## What is needed
Emit the data below verbatim, stripping out any pictures.

# # #

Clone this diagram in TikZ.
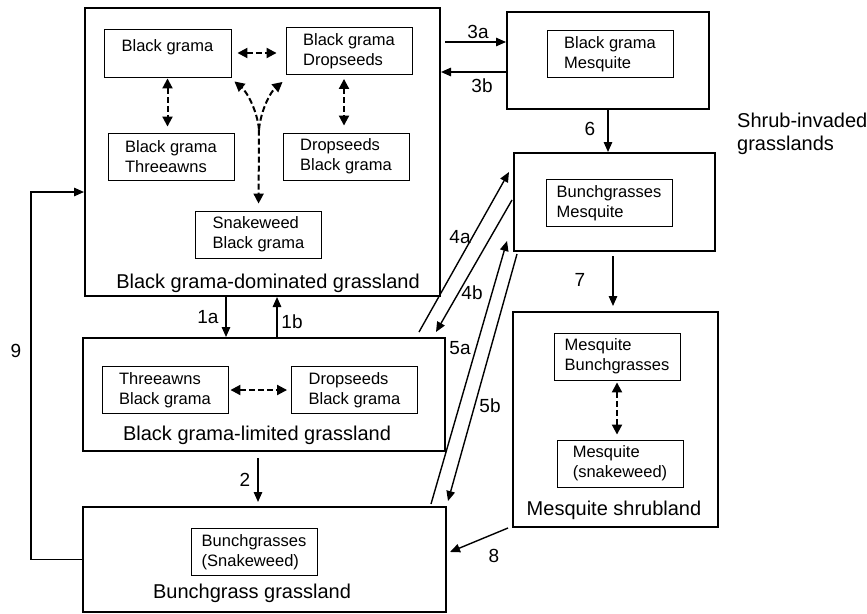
\documentclass[tikz,border=0pt]{standalone}
\usepackage{fontspec}
\setmainfont{Liberation Sans}
\usetikzlibrary{arrows.meta,calc}
\begin{document}
\begin{tikzpicture}[x=1pt,y=-1pt,
  statebox/.style={draw,line width=2pt,inner sep=0pt},
  phase/.style={draw,line width=0.9pt,align=left,minimum width=126pt,minimum height=47pt,
                inner sep=0pt,font=\fontsize{16.5}{20}\selectfont},
  statetitle/.style={font=\fontsize{20}{23}\selectfont,inner sep=0pt},
  num/.style={font=\fontsize{19}{22}\selectfont,inner sep=0pt},
  arr/.style={line width=1.4pt,-{Triangle[length=10pt,width=8.5pt]}},
  dtipstyle/.style={line width=2pt,dash pattern=on 6pt off 3pt},
  darr/.style={dtipstyle,{Triangle[length=10pt,width=10pt]}-{Triangle[length=10pt,width=10pt]}},
  dtip/.style={dtipstyle,-{Triangle[length=10pt,width=10pt]}}
]
\useasboundingbox (0,0) rectangle (867,613);

% state boxes
\node[statebox,minimum width=355pt,minimum height=288pt] (A) at (262.5,152) {};
\node[statebox,minimum width=202pt,minimum height=97pt]  (B) at (608,60.5) {};
\node[statebox,minimum width=201pt,minimum height=98pt]  (C) at (614.5,202) {};
\node[statebox,minimum width=205pt,minimum height=215pt] (D) at (615.5,419.5) {};
\node[statebox,minimum width=362pt,minimum height=113pt] (E) at (264,394.5) {};
\node[statebox,minimum width=363pt,minimum height=105pt] (F) at (264.5,559.5) {};

% community phases
\node[phase,minimum width=127pt,minimum height=48pt] (A1) at (167.5,53) {Black grama\\[-5pt]\mbox{}};
\node[phase] (A2) at (349,51) {Black grama\\Dropseeds};
\node[phase] (A3) at (171,156.5) {Black grama\\Threeawns};
\node[phase] (A4) at (346,156.5) {Dropseeds\\Black grama};
\node[phase] (A5) at (258.5,234.5) {Snakeweed\\Black grama};
\node[phase] (B1) at (610,54) {Black grama\\Mesquite};
\node[phase] (C1) at (609,203) {Bunchgrasses\\Mesquite};
\node[phase] (D1) at (617,356.5) {Mesquite\\Bunchgrasses};
\node[phase] (D2) at (620,463.5) {Mesquite\\(snakeweed)};
\node[phase] (E1) at (165,390) {Threeawns\\Black grama};
\node[phase] (E2) at (354.5,390) {Dropseeds\\Black grama};
\node[phase] (F1) at (254,552) {Bunchgrasses\\(Snakeweed)};

% state titles
\node[statetitle] (At) at (268,283) {Black grama-dominated grassland};
\node[statetitle] (Et) at (257,435) {Black grama-limited grassland};
\node[statetitle] (Ft) at (252,593) {Bunchgrass grassland};
\node[statetitle] (Dt) at (614,510) {Mesquite shrubland};
\node[statetitle,anchor=west,align=left] (St) at (737,133.5) {Shrub-invaded\\grasslands};

% phase shifts within states
\draw[darr,shorten <=6pt,shorten >=9pt] (A1.east) -- (A1.east -| A2.west);
\draw[darr,shorten <=1pt,shorten >=6pt] (A1.south) -- (A1.south |- A3.north);
\draw[darr,shorten <=4pt,shorten >=7pt] ([xshift=-5pt]A2.south) -- ([xshift=-5pt]A2.south |- A4.north);
\coordinate (fork)  at ($(A5.north)+(0.5,-81)$);
\coordinate (forkL) at ($(A1.south east)+(3,4)$);
\coordinate (forkR) at ($(A2.south west)+(-3,7)$);
\draw[dtip,shorten >=7pt] (fork) -- (A5.north);
\draw[dtip] (fork) .. controls +(-2,-20) and +(12,10) .. (forkL);
\draw[dtip] (fork) .. controls +(2,-20) and +(-12,10) .. (forkR);
\draw[darr,shorten <=2pt,shorten >=4pt] (E1.east) -- (E2.west);
\draw[darr,shorten <=2pt,shorten >=5pt] (D1.south) -- (D1.south |- D2.north);

% transitions between states
\coordinate (b3a) at ([yshift=18.5pt]B.west);
\coordinate (b3b) at ([yshift=-11.5pt]B.west);
\draw[arr] ($(A.east |- b3a)+(4,0)$) -- (b3a);
\draw[arr] (b3b) -- (A.east |- b3b);
\draw[arr] ([xshift=-36.5pt]A.south) -- ([xshift=-36.5pt]A.south |- E.north);
\draw[arr] ([xshift=14.5pt]A.south |- E.north) -- ([xshift=14.5pt]A.south);
\draw[arr] (B.south) -- (B.south |- C.north);
\draw[arr] ($(C.south)+(-1.5,4)$) -- ($(C.south |- D.north)+(-1.5,-5)$);
\draw[arr] ($(E.south)+(-6,6)$) -- ($(E.south |- F.north)+(-6,-4)$);
\draw[arr] ($(E.north east)+(-27,-5)$) -- ($(C.north west)+(-4,20)$);
\draw[arr] ($(C.west)+(-1,-2)$) -- ($(E.north east)+(-10,-5)$);
\draw[arr] ($(F.north east)+(-16,-2)$) -- ($(C.south west)+(-6,-11)$);
\draw[arr] ($(C.south west)+(4,2)$) -- ($(F.north east)+(1,-5)$);
\draw[arr] ($(D.south west)+(-4,0)$) -- ($(F.east)+(3,-7.5)$);
\draw[arr] (F.west) -- ++(-51,0) |- ([yshift=-40pt]A.west);

% transition numbers
\node[num] (n3a) at (478,32) {3a};
\node[num] (n3b) at (482,86) {3b};
\node[num] (n6)  at (590,129) {6};
\node[num] (n7)  at (580,280) {7};
\node[num] (n1a) at (208,317) {1a};
\node[num] (n1b) at (292,322) {1b};
\node[num] (n2)  at (245,480) {2};
\node[num] (n4a) at (460,237) {4a};
\node[num] (n4b) at (472,293) {4b};
\node[num] (n5a) at (460,348) {5a};
\node[num] (n5b) at (490,406) {5b};
\node[num] (n8)  at (494,556) {8};
\node[num] (n9)  at (16,351) {9};
\end{tikzpicture}
\end{document}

# # #

## Response to this exercise
Clone this diagram in TikZ.
\documentclass[tikz,border=0pt]{standalone}
\usepackage{fontspec}
\setmainfont{Liberation Sans}
\usetikzlibrary{arrows.meta,calc}
\begin{document}
\begin{tikzpicture}[x=1pt,y=-1pt,
  statebox/.style={draw,line width=2pt,inner sep=0pt},
  phase/.style={draw,line width=0.9pt,align=left,minimum width=126pt,minimum height=47pt,
                inner sep=0pt,font=\fontsize{16.5}{20}\selectfont},
  statetitle/.style={font=\fontsize{20}{23}\selectfont,inner sep=0pt},
  num/.style={font=\fontsize{19}{22}\selectfont,inner sep=0pt},
  arr/.style={line width=1.4pt,-{Triangle[length=10pt,width=8.5pt]}},
  dtipstyle/.style={line width=2pt,dash pattern=on 6pt off 3pt},
  darr/.style={dtipstyle,{Triangle[length=10pt,width=10pt]}-{Triangle[length=10pt,width=10pt]}},
  dtip/.style={dtipstyle,-{Triangle[length=10pt,width=10pt]}}
]
\useasboundingbox (0,0) rectangle (867,613);

% state boxes
\node[statebox,minimum width=355pt,minimum height=288pt] (A) at (262.5,152) {};
\node[statebox,minimum width=202pt,minimum height=97pt]  (B) at (608,60.5) {};
\node[statebox,minimum width=201pt,minimum height=98pt]  (C) at (614.5,202) {};
\node[statebox,minimum width=205pt,minimum height=215pt] (D) at (615.5,419.5) {};
\node[statebox,minimum width=362pt,minimum height=113pt] (E) at (264,394.5) {};
\node[statebox,minimum width=363pt,minimum height=105pt] (F) at (264.5,559.5) {};

% community phases
\node[phase,minimum width=127pt,minimum height=48pt] (A1) at (167.5,53) {Black grama\\[-5pt]\mbox{}};
\node[phase] (A2) at (349,51) {Black grama\\Dropseeds};
\node[phase] (A3) at (171,156.5) {Black grama\\Threeawns};
\node[phase] (A4) at (346,156.5) {Dropseeds\\Black grama};
\node[phase] (A5) at (258.5,234.5) {Snakeweed\\Black grama};
\node[phase] (B1) at (610,54) {Black grama\\Mesquite};
\node[phase] (C1) at (609,203) {Bunchgrasses\\Mesquite};
\node[phase] (D1) at (617,356.5) {Mesquite\\Bunchgrasses};
\node[phase] (D2) at (620,463.5) {Mesquite\\(snakeweed)};
\node[phase] (E1) at (165,390) {Threeawns\\Black grama};
\node[phase] (E2) at (354.5,390) {Dropseeds\\Black grama};
\node[phase] (F1) at (254,552) {Bunchgrasses\\(Snakeweed)};

% state titles
\node[statetitle] (At) at (268,283) {Black grama-dominated grassland};
\node[statetitle] (Et) at (257,435) {Black grama-limited grassland};
\node[statetitle] (Ft) at (252,593) {Bunchgrass grassland};
\node[statetitle] (Dt) at (614,510) {Mesquite shrubland};
\node[statetitle,anchor=west,align=left] (St) at (737,133.5) {Shrub-invaded\\grasslands};

% phase shifts within states
\draw[darr,shorten <=6pt,shorten >=9pt] (A1.east) -- (A1.east -| A2.west);
\draw[darr,shorten <=1pt,shorten >=6pt] (A1.south) -- (A1.south |- A3.north);
\draw[darr,shorten <=4pt,shorten >=7pt] ([xshift=-5pt]A2.south) -- ([xshift=-5pt]A2.south |- A4.north);
\coordinate (fork)  at ($(A5.north)+(0.5,-81)$);
\coordinate (forkL) at ($(A1.south east)+(3,4)$);
\coordinate (forkR) at ($(A2.south west)+(-3,7)$);
\draw[dtip,shorten >=7pt] (fork) -- (A5.north);
\draw[dtip] (fork) .. controls +(-2,-20) and +(12,10) .. (forkL);
\draw[dtip] (fork) .. controls +(2,-20) and +(-12,10) .. (forkR);
\draw[darr,shorten <=2pt,shorten >=4pt] (E1.east) -- (E2.west);
\draw[darr,shorten <=2pt,shorten >=5pt] (D1.south) -- (D1.south |- D2.north);

% transitions between states
\coordinate (b3a) at ([yshift=18.5pt]B.west);
\coordinate (b3b) at ([yshift=-11.5pt]B.west);
\draw[arr] ($(A.east |- b3a)+(4,0)$) -- (b3a);
\draw[arr] (b3b) -- (A.east |- b3b);
\draw[arr] ([xshift=-36.5pt]A.south) -- ([xshift=-36.5pt]A.south |- E.north);
\draw[arr] ([xshift=14.5pt]A.south |- E.north) -- ([xshift=14.5pt]A.south);
\draw[arr] (B.south) -- (B.south |- C.north);
\draw[arr] ($(C.south)+(-1.5,4)$) -- ($(C.south |- D.north)+(-1.5,-5)$);
\draw[arr] ($(E.south)+(-6,6)$) -- ($(E.south |- F.north)+(-6,-4)$);
\draw[arr] ($(E.north east)+(-27,-5)$) -- ($(C.north west)+(-4,20)$);
\draw[arr] ($(C.west)+(-1,-2)$) -- ($(E.north east)+(-10,-5)$);
\draw[arr] ($(F.north east)+(-16,-2)$) -- ($(C.south west)+(-6,-11)$);
\draw[arr] ($(C.south west)+(4,2)$) -- ($(F.north east)+(1,-5)$);
\draw[arr] ($(D.south west)+(-4,0)$) -- ($(F.east)+(3,-7.5)$);
\draw[arr] (F.west) -- ++(-51,0) |- ([yshift=-40pt]A.west);

% transition numbers
\node[num] (n3a) at (478,32) {3a};
\node[num] (n3b) at (482,86) {3b};
\node[num] (n6)  at (590,129) {6};
\node[num] (n7)  at (580,280) {7};
\node[num] (n1a) at (208,317) {1a};
\node[num] (n1b) at (292,322) {1b};
\node[num] (n2)  at (245,480) {2};
\node[num] (n4a) at (460,237) {4a};
\node[num] (n4b) at (472,293) {4b};
\node[num] (n5a) at (460,348) {5a};
\node[num] (n5b) at (490,406) {5b};
\node[num] (n8)  at (494,556) {8};
\node[num] (n9)  at (16,351) {9};
\end{tikzpicture}
\end{document}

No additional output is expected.